I want to find and replace some of the *innerHTML *with regex. I want to do this across a document acting on everything except anchor elements.
I thought I could do this with queryselectorAll, by setting it to select all elements except anchor elements. The problem with that is that the anchor elements are nested within elements, as in the code below. So, even if I exclude anchor elements, I still traverse them in the regex because they are a nested within other elements (below, nested in a para element) that are caught by queryselector.
My next step was to try and exclude all elements that are the parent of an anchor element. But that results in HTML being missed from my regex search. For example, in the para element below the text "hello I am some text" is the *child *of the 'p' element. So, by excluding the 'p' element, that text falls outside the scope of my regex. I need that text to be included in my regex.
<p class="1 2">
<span class="3">
some writing here
<strong class="4">some more here</strong>
</span>
<strong class="5">
<span class="6">
<span class="7"></span>
<a class="8" href="#abc" title="TITLE" id="9">some text</a>
<span class="10">some text</span>
<span class="11"></span>
</span>
<span class="12"></span>
</strong>
hello I am some text
</p>
There are two further complexities. First, the document i need to traverse is very long, in the region of 250,000 words of HTML, all in a complex nested format perhaps 10 - 15 levels deep. Second, it is not a single regex I am running. I have an array of 300 regex. I need to traverse the document for every one of these 300 regex. The point being that it is quite resource intensive and time consuming. At the moment it takes about an hour to run my code. But that code is wrong because it acts on the anchor elements.
I thought of simply removing the anchor elements along the lines:
anchors.forEach((anchor) => anchor.parentNode.removeChild(anchor));
but then I am left with a document that lacks the anchor elements, and I need them in the document, i just don't want to traverse them with the regex. I thought of then recording the location of the deleted anchor elements and then reinserting them after the regex but it all gets very complex as I will be inserting new spans, thereby making it complex to track where the relevant anchor should be reinserted. This method just becomes too complex.

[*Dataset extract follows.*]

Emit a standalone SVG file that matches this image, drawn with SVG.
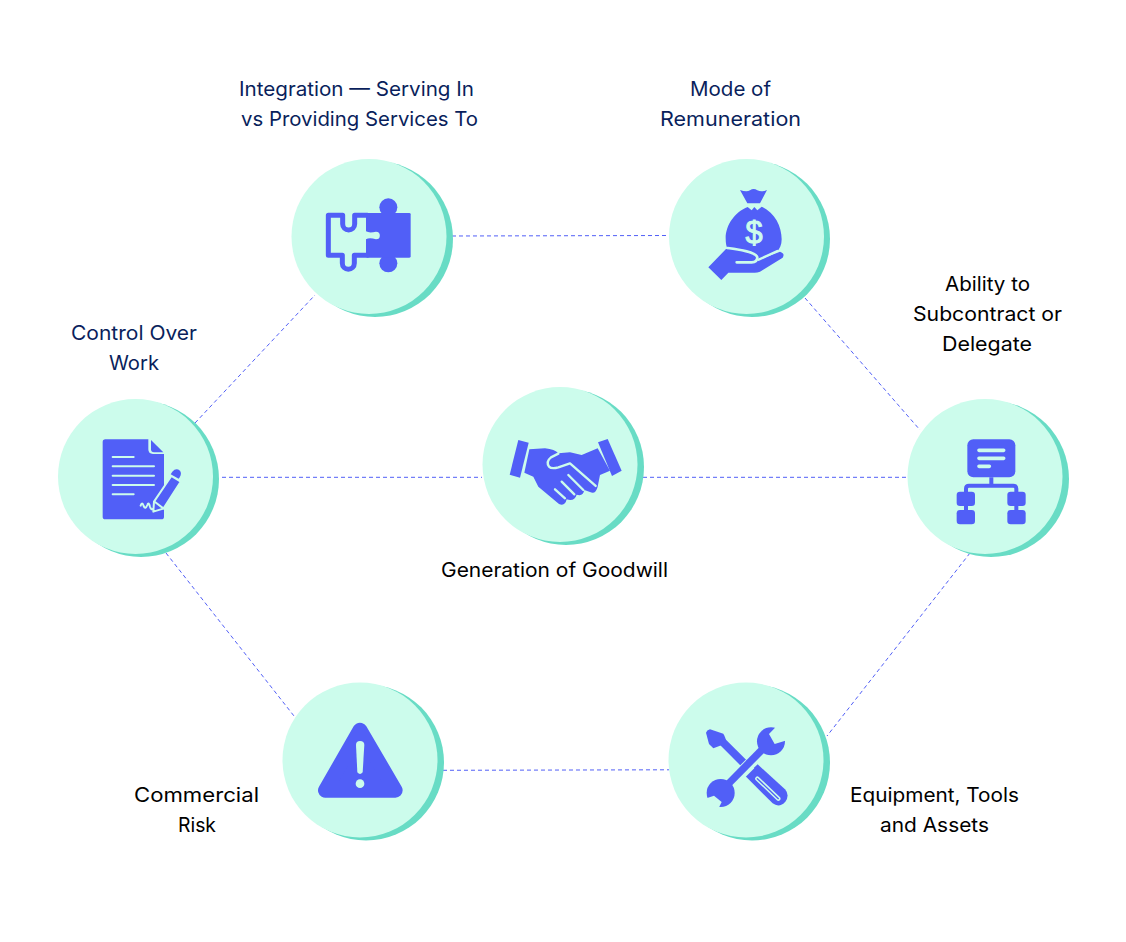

I would be grateful for suggestions as to how to proceed. Is there some way of avoiding traversing **nested **anchor elements?
EDIT 1. Apologies if my question wasn't clear and thank you for the really helpful responses. I've already learnt a lot. Here is some further explanation.
Here is another example bit of html
<p class="A B">
<span class="H LegLHS F" id="123">
<span class="D">
<span class="C">(b)</span>
</span>
</span>
<span class="H G LegP3Text">
<a class="LegCitation" title="Go to item" rel="cite" href="/uk/directive/2020/0044">
<span class="D">
<span class="C">Directive 2020/44/UK</span>
</span>
</a>
<span class="D">
<span class="C"> UK law which is a directive </span>
</span>
<a class="Citation" title="Go to item" rel="cite" href="/uk/directive/2020/0044">
<span class="D">
<span class="C"> Directive 2020/44/UK </span>
</span>
</a>
<span class="D">
<span class="C">.</span>
<span class="E"></span>
</span>
</span>
</p>
There are two issues I'm struggling with: (1) don’t want to act on anything between the opening < a> and the closing < /a>. I am trying to completely exclude anchor elements and anything within them. (2) The regex I am running acts on the innerhtml, rather than text nodes because I use the replace operation to wrap the found term in span class, like this: < span class=”xxxx ”>{match}</ >. So, for example, in the html above, suppose I search for the term “directive” I want to avoid matches within this anchor element.
<a class="Citation" title="Go to item" rel="cite" href="/uk/directive/2020/0044">
<span class="D">
<span class="C"> Directive 2020/44/UK </span>
</span>
</a>
But I want to match the term “directive” in the below, because it is not the descendant of any anchor element.
<span class="C"> UK law which is a directive </span>
Perhaps I am going about this wrong and there is some more elegant way of doing what I want to do. What I really want to do is search the text of the document for certain regex then wrap any hits in a new span. It doesn’t really matter whether I hit the text content of the anchor element, so long as I don’t hit the content like the href link. I’m just complexly at a loss as to why I no matter how I exclude anchor elements, changes are still made to the stuff between the opening and closing tags e.g. the href bit.
document.querySelectorAll("*:not(a):not(a *)")work? everything except anchors and descendents of anchors?